WRITTEN EXERCISE.
Retype, please, the listing from its opening line through the line that contains "import matplotlib.pyplot as plt", both included, without the pictures.
++++++
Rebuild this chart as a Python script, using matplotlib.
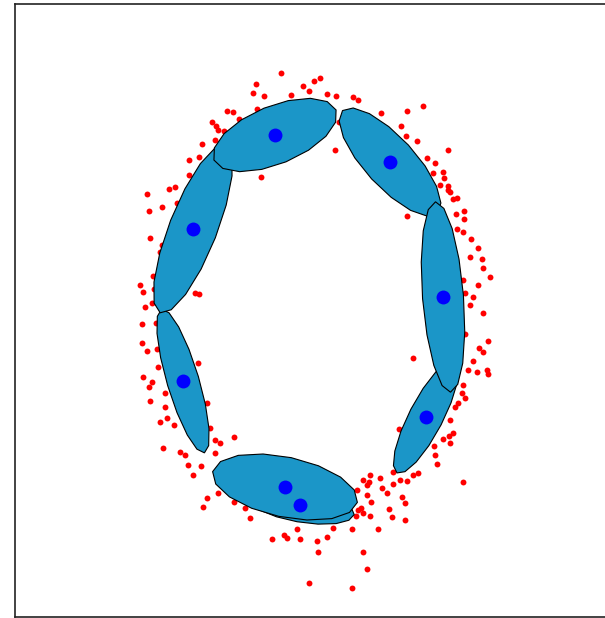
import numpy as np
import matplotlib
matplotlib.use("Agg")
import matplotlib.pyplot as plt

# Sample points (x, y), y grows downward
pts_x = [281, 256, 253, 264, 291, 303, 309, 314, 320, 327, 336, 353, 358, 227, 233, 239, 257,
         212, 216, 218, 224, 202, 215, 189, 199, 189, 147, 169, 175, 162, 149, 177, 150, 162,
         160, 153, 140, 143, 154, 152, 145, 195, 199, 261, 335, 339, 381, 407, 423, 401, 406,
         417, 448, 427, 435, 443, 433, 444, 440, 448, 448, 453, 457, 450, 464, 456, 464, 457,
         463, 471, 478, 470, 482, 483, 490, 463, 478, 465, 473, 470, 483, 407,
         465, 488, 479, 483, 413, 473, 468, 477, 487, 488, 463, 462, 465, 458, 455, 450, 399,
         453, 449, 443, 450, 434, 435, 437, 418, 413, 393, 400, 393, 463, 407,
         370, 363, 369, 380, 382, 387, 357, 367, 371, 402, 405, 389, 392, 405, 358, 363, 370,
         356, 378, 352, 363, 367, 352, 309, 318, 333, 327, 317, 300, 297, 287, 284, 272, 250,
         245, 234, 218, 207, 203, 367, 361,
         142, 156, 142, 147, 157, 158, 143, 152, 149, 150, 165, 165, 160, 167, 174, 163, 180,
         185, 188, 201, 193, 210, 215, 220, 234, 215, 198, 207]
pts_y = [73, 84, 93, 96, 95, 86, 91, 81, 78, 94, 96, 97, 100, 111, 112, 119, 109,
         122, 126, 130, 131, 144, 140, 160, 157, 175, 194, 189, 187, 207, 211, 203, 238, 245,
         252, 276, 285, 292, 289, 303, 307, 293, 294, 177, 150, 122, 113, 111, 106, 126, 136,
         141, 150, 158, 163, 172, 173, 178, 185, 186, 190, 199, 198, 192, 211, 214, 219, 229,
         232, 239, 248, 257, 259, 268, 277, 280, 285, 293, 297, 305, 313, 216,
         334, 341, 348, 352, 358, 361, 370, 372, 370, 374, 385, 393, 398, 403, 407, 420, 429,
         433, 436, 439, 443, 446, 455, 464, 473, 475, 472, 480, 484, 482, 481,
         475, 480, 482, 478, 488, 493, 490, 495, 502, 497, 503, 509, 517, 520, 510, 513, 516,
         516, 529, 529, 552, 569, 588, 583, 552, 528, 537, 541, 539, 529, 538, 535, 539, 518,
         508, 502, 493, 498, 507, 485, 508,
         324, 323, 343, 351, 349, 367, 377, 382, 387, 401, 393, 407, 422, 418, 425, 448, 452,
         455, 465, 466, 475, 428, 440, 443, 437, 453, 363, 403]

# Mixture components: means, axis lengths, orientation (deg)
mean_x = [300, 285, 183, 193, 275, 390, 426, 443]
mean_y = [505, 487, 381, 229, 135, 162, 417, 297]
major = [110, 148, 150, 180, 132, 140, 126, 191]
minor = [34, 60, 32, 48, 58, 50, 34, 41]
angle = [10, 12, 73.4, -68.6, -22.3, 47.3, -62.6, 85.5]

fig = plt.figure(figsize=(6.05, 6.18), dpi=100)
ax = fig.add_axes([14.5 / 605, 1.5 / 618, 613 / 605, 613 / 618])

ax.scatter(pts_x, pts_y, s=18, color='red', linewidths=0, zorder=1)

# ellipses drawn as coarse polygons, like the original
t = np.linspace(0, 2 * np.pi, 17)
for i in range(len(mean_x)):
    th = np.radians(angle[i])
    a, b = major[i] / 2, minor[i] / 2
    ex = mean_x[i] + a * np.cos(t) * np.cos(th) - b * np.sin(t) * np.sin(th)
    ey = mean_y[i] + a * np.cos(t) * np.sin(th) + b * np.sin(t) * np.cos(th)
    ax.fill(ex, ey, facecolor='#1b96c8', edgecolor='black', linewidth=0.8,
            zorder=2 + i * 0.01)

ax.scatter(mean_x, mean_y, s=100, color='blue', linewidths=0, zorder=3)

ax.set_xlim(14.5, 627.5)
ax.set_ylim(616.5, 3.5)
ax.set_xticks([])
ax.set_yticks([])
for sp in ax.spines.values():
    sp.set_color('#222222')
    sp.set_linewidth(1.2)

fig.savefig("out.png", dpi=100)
++++++
REPLY TO THE EXERCISE.
Rebuild this chart as a Python script, using matplotlib.
import numpy as np
import matplotlib
matplotlib.use("Agg")
import matplotlib.pyplot as plt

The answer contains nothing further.